20. Maria Monk, Awful Disclosures of the Hotel Dieu Nunnery of Montreal (New York: Howe and Bates), was first printed in 1836. The book claimed to relate the experiences of Maria Monk, who allegedly converted to Catholicism, joined a convent, and became the sexual slave of corrupt priests. According to the book, the babies produced by these scandalous liaisons were strangled. Monk supposedly escaped to the United States, where her story might be told. The fictitious account became a bestseller, was widely believed, and ignited anti-Catholic sentiment in Europe and America. Ray A. Billington, “Maria Monk and Her Influence,” Catholic Historical Review 22 (October 1936): 283–85; Nancy Lusignan Schultz, “Introduction,” in Veil of Fear: Nineteenth-Century Convent Tales (West Lafayette, In.: Purdue University Press, 1999), vii–xxxiii.

21. The Orange Confederation was a secret society formed in 1688 whose members attached themselves to the standard of William, Prince of Orange. The Orangemen employed secret signs and passwords and sought to elevate Protestantism and suppress Catholic influence in the British Isles. Ogle Robert Gowan, Orangeism: Its Origin and History (Toronto: Lovell and Gibson, 1859), 45, 54–56.
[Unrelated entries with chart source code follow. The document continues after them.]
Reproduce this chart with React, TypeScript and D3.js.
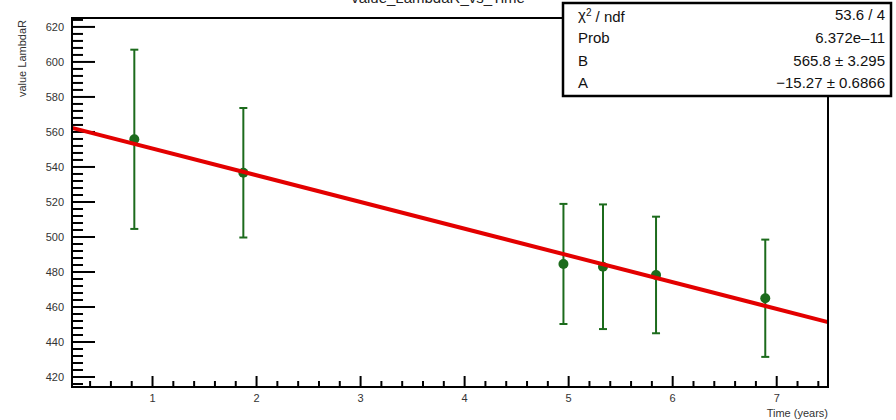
import React, { useEffect, useRef } from 'react';
import * as d3 from 'd3';

// measured points: time (years), LambdaR value, error
const times = [0.825, 1.873, 4.95, 5.33, 5.84, 6.89];
const values = [555.8, 536.7, 484.6, 483.0, 478.3, 465.0];
const errors = [51.2, 37.0, 34.3, 35.6, 33.3, 33.5];

// fit result  y = B + A * x
const fitB = 565.8;
const fitA = -15.27;

const statLabels = ['χ2 / ndf', 'Prob', 'B', 'A'];
const statValues = ['53.6 / 4', '6.372e\u201311', '565.8 ± 3.295', '\u221215.27 ± 0.6866'];

const xMajor = [1, 2, 3, 4, 5, 6, 7];
const yMajor = [420, 440, 460, 480, 500, 520, 540, 560, 580, 600, 620];

function App() {
    const svgRef = useRef<SVGSVGElement>(null);

    useEffect(() => {
        const width = 896;
        const height = 420;
        const left = 72, right = 828, top = 18, bottom = 387;
        const font = 'Liberation Sans, Arial, sans-serif';

        const svg = d3.select(svgRef.current)
            .attr('width', width)
            .attr('height', height);
        svg.selectAll('*').remove();

        const x = d3.scaleLinear().domain([0.226, 7.493]).range([left, right]);
        const y = d3.scaleLinear().domain([414.3, 625.1]).range([bottom, top]);

        // title (mostly cut off at the top, as in the original)
        svg.append('text')
            .attr('x', 438)
            .attr('y', 3)
            .attr('text-anchor', 'middle')
            .style('font-family', font)
            .style('font-size', '15px')
            .attr('fill', '#222')
            .text('value_LambdaR_vs_Time');

        // ticks
        const xMinor = d3.range(0.4, 7.49, 0.2).filter(v => Math.abs(v - Math.round(v)) > 0.01);
        const yMinor = d3.range(416, 625, 4).filter(v => v % 20 !== 0);

        const ticks = svg.append('g').attr('stroke', '#000').attr('stroke-width', 2);
        ticks.selectAll('.xmaj').data(xMajor).enter().append('line')
            .attr('x1', d => x(d)).attr('x2', d => x(d))
            .attr('y1', bottom).attr('y2', bottom - 11);
        ticks.selectAll('.xmin').data(xMinor).enter().append('line')
            .attr('x1', d => x(d)).attr('x2', d => x(d))
            .attr('y1', bottom).attr('y2', bottom - 6);
        ticks.selectAll('.ymaj').data(yMajor).enter().append('line')
            .attr('x1', left).attr('x2', left + 23)
            .attr('y1', d => y(d)).attr('y2', d => y(d));
        ticks.selectAll('.ymin').data(yMinor).enter().append('line')
            .attr('x1', left).attr('x2', left + 11)
            .attr('y1', d => y(d)).attr('y2', d => y(d));

        // tick labels
        svg.selectAll('.xlab').data(xMajor).enter().append('text')
            .attr('x', d => x(d))
            .attr('y', 402)
            .attr('text-anchor', 'middle')
            .style('font-family', font)
            .style('font-size', '11px')
            .attr('fill', '#333')
            .text(d => d);
        svg.selectAll('.ylab').data(yMajor).enter().append('text')
            .attr('x', 64)
            .attr('y', d => y(d))
            .attr('dy', '0.35em')
            .attr('text-anchor', 'end')
            .style('font-family', font)
            .style('font-size', '11px')
            .attr('fill', '#333')
            .text(d => d);

        // axis titles
        svg.append('text')
            .attr('x', right)
            .attr('y', 417)
            .attr('text-anchor', 'end')
            .style('font-family', font)
            .style('font-size', '11px')
            .attr('fill', '#333')
            .text('Time (years)');
        svg.append('text')
            .attr('transform', `translate(26,${top + 2}) rotate(-90)`)
            .attr('text-anchor', 'end')
            .style('font-family', font)
            .style('font-size', '11px')
            .attr('fill', '#333')
            .text('value LambdaR');

        // error bars
        const pts = times.map((t, i) => ({ t, v: values[i], e: errors[i] }));
        const green = '#1c6b1c';
        const bars = svg.append('g').attr('stroke', green).attr('stroke-width', 2);
        bars.selectAll('.err').data(pts).enter().append('line')
            .attr('x1', d => x(d.t)).attr('x2', d => x(d.t))
            .attr('y1', d => y(d.v + d.e)).attr('y2', d => y(d.v - d.e));
        bars.selectAll('.capt').data(pts).enter().append('line')
            .attr('x1', d => x(d.t) - 4).attr('x2', d => x(d.t) + 4)
            .attr('y1', d => y(d.v + d.e)).attr('y2', d => y(d.v + d.e));
        bars.selectAll('.capb').data(pts).enter().append('line')
            .attr('x1', d => x(d.t) - 4).attr('x2', d => x(d.t) + 4)
            .attr('y1', d => y(d.v - d.e)).attr('y2', d => y(d.v - d.e));

        svg.selectAll('.pt').data(pts).enter().append('circle')
            .attr('cx', d => x(d.t))
            .attr('cy', d => y(d.v))
            .attr('r', 5)
            .attr('fill', green);

        // fit line
        const dom = x.domain();
        const line = d3.line<number>().x(d => x(d)).y(d => y(fitB + fitA * d));
        svg.append('path')
            .attr('d', line(dom))
            .attr('stroke', '#e30000')
            .attr('stroke-width', 4)
            .attr('fill', 'none');

        // frame
        svg.append('rect')
            .attr('x', left).attr('y', top)
            .attr('width', right - left).attr('height', bottom - top)
            .attr('fill', 'none')
            .attr('stroke', '#000')
            .attr('stroke-width', 2);

        // stats box
        const box = svg.append('g');
        box.append('rect')
            .attr('x', 563).attr('y', 3)
            .attr('width', 328).attr('height', 93)
            .attr('fill', '#fff')
            .attr('stroke', '#000')
            .attr('stroke-width', 2.5);
        const rowY = [15, 38, 61, 83];
        const labels = box.selectAll('.sl').data(statLabels).enter().append('text')
            .attr('x', 578)
            .attr('y', (d, i) => rowY[i])
            .attr('dy', '0.35em')
            .style('font-family', font)
            .style('font-size', '15px')
            .attr('fill', '#111');
        labels.each(function (d) {
            const t = d3.select(this);
            if (d.startsWith('χ2')) {
                t.append('tspan').text('χ');
                t.append('tspan').attr('dy', '-0.4em').style('font-size', '10px').text('2');
                t.append('tspan').attr('dy', '0.4em').text(' / ndf');
            } else {
                t.text(d);
            }
        });
        box.selectAll('.sv').data(statValues).enter().append('text')
            .attr('x', 885)
            .attr('y', (d, i) => rowY[i])
            .attr('dy', '0.35em')
            .attr('text-anchor', 'end')
            .style('font-family', font)
            .style('font-size', '15px')
            .attr('fill', '#111')
            .text(d => d);
    }, []);

    return (
        <svg ref={svgRef} style={{ position: 'absolute', left: 0, top: 0, background: '#fff' }}></svg>
    );
}

export default App;
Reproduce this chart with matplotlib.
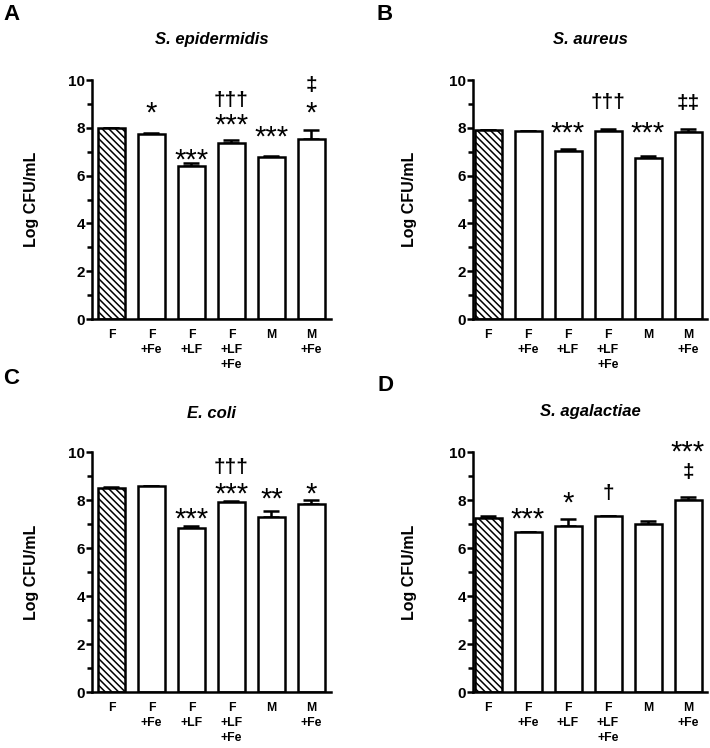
import matplotlib
matplotlib.use("Agg")
import matplotlib.pyplot as plt
import numpy as np
from matplotlib.ticker import MultipleLocator

plt.rcParams['font.family'] = ['Liberation Sans', 'DejaVu Sans']
plt.rcParams['hatch.linewidth'] = 1.1

categories = ['F', 'F\n+Fe', 'F\n+LF', 'F\n+LF\n+Fe', 'M', 'M\n+Fe']

titles = ['S. epidermidis', 'S. aureus', 'E. coli', 'S. agalactiae']
letters = ['A', 'B', 'C', 'D']

mean_A = [7.98, 7.72, 6.41, 7.38, 6.78, 7.54]
err_A = [0.02, 0.06, 0.12, 0.10, 0.05, 0.38]
mean_B = [7.92, 7.85, 7.04, 7.88, 6.75, 7.82]
err_B = [0.00, 0.02, 0.06, 0.07, 0.08, 0.15]
mean_C = [8.50, 8.57, 6.84, 7.91, 7.31, 7.82]
err_C = [0.05, 0.03, 0.09, 0.04, 0.23, 0.16]
mean_D = [7.24, 6.65, 6.91, 7.35, 6.98, 7.99]
err_D = [0.10, 0.00, 0.30, 0.00, 0.13, 0.15]

# significance marks: (bar index, text, centre height)
sig_A = [(1, '*', 8.88), (2, '***', 6.89), (3, '***', 8.35), (3, '†††', 9.16),
         (4, '***', 7.87), (5, '*', 8.86), (5, '‡', 9.79)]
sig_B = [(2, '***', 8.02), (3, '†††', 9.07), (4, '***', 8.02), (5, '‡‡', 9.04)]
sig_C = [(2, '***', 7.48), (3, '***', 8.52), (3, '†††', 9.38), (4, '**', 8.28),
         (5, '*', 8.52)]
sig_D = [(1, '***', 7.46), (2, '*', 8.13), (3, '†', 8.29), (5, '***', 10.24),
         (5, '‡', 9.17)]

W, H = 710, 748
fig = plt.figure(figsize=(W / 100, H / 100), dpi=100)

# axes rectangles in pixels: left, right, bottom(y of 0), top(y of 10)
rects = [(92, 331, 319, 80), (473, 707, 319, 80), (92, 331, 692, 452), (473, 707, 692, 452)]
xlims = [(-0.4875, 5.49), (-0.375, 5.475), (-0.4875, 5.49), (-0.375, 5.475)]
ylab_x = [-0.222, -0.239, -0.222, -0.239]
title_y = [1.1715, 1.1715, 1.161, 1.168]
letter_pos = [(3, 4), (377, 4), (3, 368), (378, 375)]

means = [mean_A, mean_B, mean_C, mean_D]
errs = [err_A, err_B, err_C, err_D]
sigs = [sig_A, sig_B, sig_C, sig_D]

lw = 1.8
for i in range(4):
    l, r, b, t = rects[i]
    ax = fig.add_axes([l / W, 1 - b / H, (r - l) / W, (b - t) / H])
    x = np.arange(len(categories))
    m = np.array(means[i])
    e = np.array(errs[i])
    ax.errorbar(x, m, yerr=[np.zeros_like(e), e], fmt='none', ecolor='black',
                elinewidth=lw, capsize=6, capthick=lw, zorder=1)
    bars = ax.bar(x, m, width=0.675, color='white', edgecolor='black',
                  linewidth=lw, zorder=2)
    bars[0].set_hatch('\\\\\\\\\\')
    ax.set_xlim(*xlims[i])
    ax.set_ylim(0, 10)
    for s in ['top', 'right']:
        ax.spines[s].set_visible(False)
    for s in ['left', 'bottom']:
        ax.spines[s].set_linewidth(lw)
    ax.yaxis.set_major_locator(MultipleLocator(2))
    ax.yaxis.set_minor_locator(MultipleLocator(1))
    ax.tick_params(axis='y', which='major', length=4, width=lw, pad=1,
                   labelsize=11)
    ax.tick_params(axis='y', which='minor', length=3.5, width=lw)
    for lab in ax.get_yticklabels():
        lab.set_fontweight('bold')
    ax.set_xticks(x)
    ax.set_xticklabels(categories, fontsize=8.8, fontweight='bold',
                       linespacing=1.3, ha='center', va='top')
    ax.tick_params(axis='x', length=0, pad=7.5)
    ax.set_ylabel('Log CFU/mL', fontsize=11.5, fontweight='bold')
    ax.yaxis.set_label_coords(ylab_x[i], 0.5)
    ax.text(0.5, title_y[i], titles[i], transform=ax.transAxes, ha='center',
            va='center', fontsize=12, fontweight='bold', style='italic')
    for idx, txt, yc in sigs[i]:
        if '*' in txt:
            fs = 21
            off = 0.50 * fs
            fw = 'normal'
        else:
            fs = 15
            off = 0.27 * fs
            fw = 'bold'
        ax.annotate(txt, xy=(x[idx], yc), xytext=(0, -off),
                    textcoords='offset points', ha='center', va='baseline',
                    fontsize=fs, fontweight=fw, annotation_clip=False)

for (px, py), let in zip(letter_pos, letters):
    fig.text(px / W, 1 - py / H, let, ha='left', va='top', fontsize=16,
             fontweight='bold')

fig.savefig('out.png', dpi=100)
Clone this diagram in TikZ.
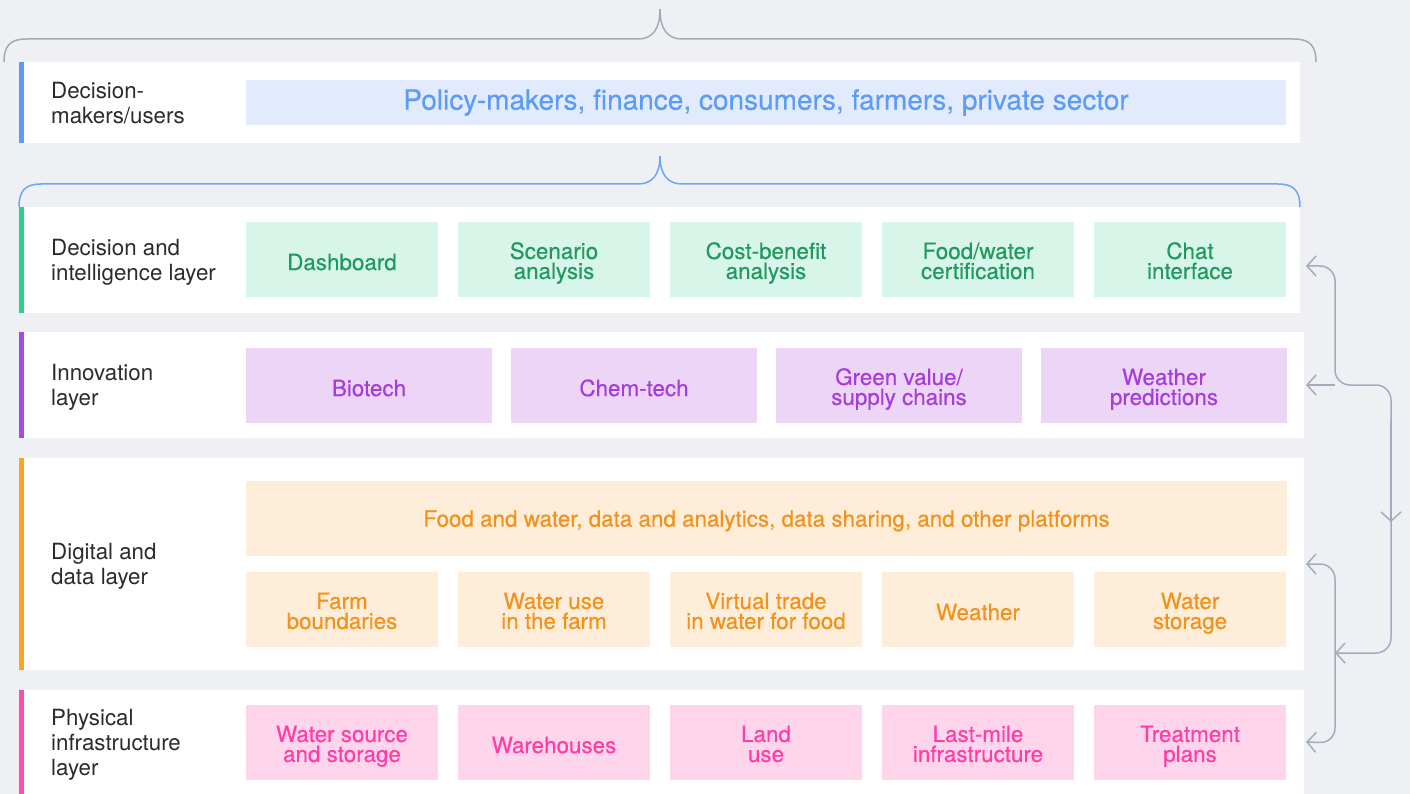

22. At Smithfield, England, heretics were burned at the stake by Romanists. William Swinderby, a Christian martyr who was convicted of heresy, was executed there in 1401. In 1494, a widow in her eighties was burned at the stake there for possessing writings of “John Wickiffe” [Wycliff]. Thieleman J. van Braght, The Bloody Theater, or Martyrs Mirror (Scottsdale, Pa.: Mennonite, 1972), 342, 351.

23. Titus Oates, D.D. (1649–1705) was an unscrupulous scoundrel who plotted, conspired, blackmailed, perjured, and lied to his advantage. In 1679 he wrote A True Narrative of the Horrid Plot and Conspiracy of the Popish Party against the Life of His Sacred Majesty, the Government and the Protestant Religion (London: Printed for Thomas Parkhurst and Thomas Cockerill, 1679). Widely hailed at the time for his breathtaking expose which led to the deaths of innocent Catholics, Oates was subsequently discredited and imprisoned, only to be released and rewarded when William of Orange came to power. Jane Lane, Titus Oates (London: Andrew Dakers, 1949).

24. Stead obtained his information from the two Latter-day Saint missionaries, W. P. Monson and E. F. Tout, who met with him in his office in February 1911. Stead, “Mormons and the Anti-Mormons,” 297.